What you’ll learn in this episode:

*One of the first things Lance learned when he started small apartment investing in 2002 was the notion of an “IDEAL” investment. It’s an acronym where words associated with each of the letters in the word “ideal” define it.

*An ideal investment has INCOME, which means cash flow that is generated or increased on apartments by raising the revenue, raising the rents, lowering or raising other income or lowering expenses. 

*The second element of an ideal investment is DEPRECIATION, referring to a tax depreciation benefit. The IRA gives us a paper loss which we can claim on our tax return, thereby paying less taxes.

*The third attribute is EQUITY, which we gain by the mortgage being paid down on our properties that we buy using third party financing, whether it’s with a bank mortgage or seller financed mortgage. Whatever the vehicle is, we’re buying it with a mortgage in place. Every month, the rent paid by tenants goes to paying down the mortgage. 

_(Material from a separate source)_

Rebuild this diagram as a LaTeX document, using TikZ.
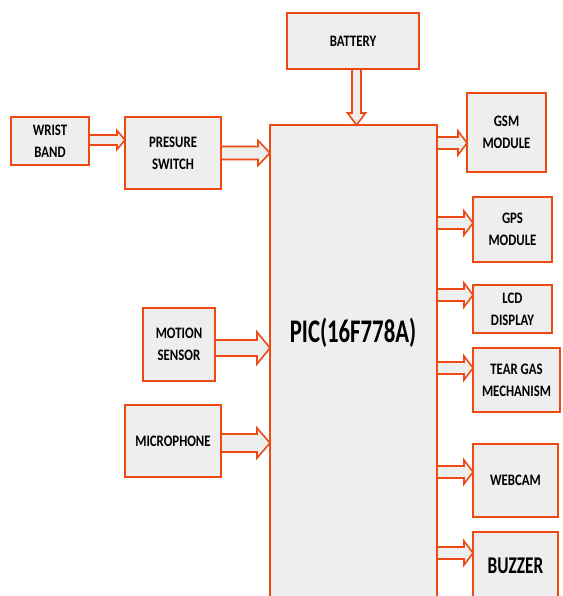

*The fourth attribute is APPRECIATION, meaning we increase the value of our properties so that it builds equity for us. There are two types of appreciation. The first is market appreciation which means the value of things goes up even if we don’t do anything. Right now, we’re pretty much in a market appreciation type market. The second type is one we have control over, forced appreciation. Whenever we raise the net income of a property, we raise the net income by raising the revenue and lowering expenses. That also boots the value.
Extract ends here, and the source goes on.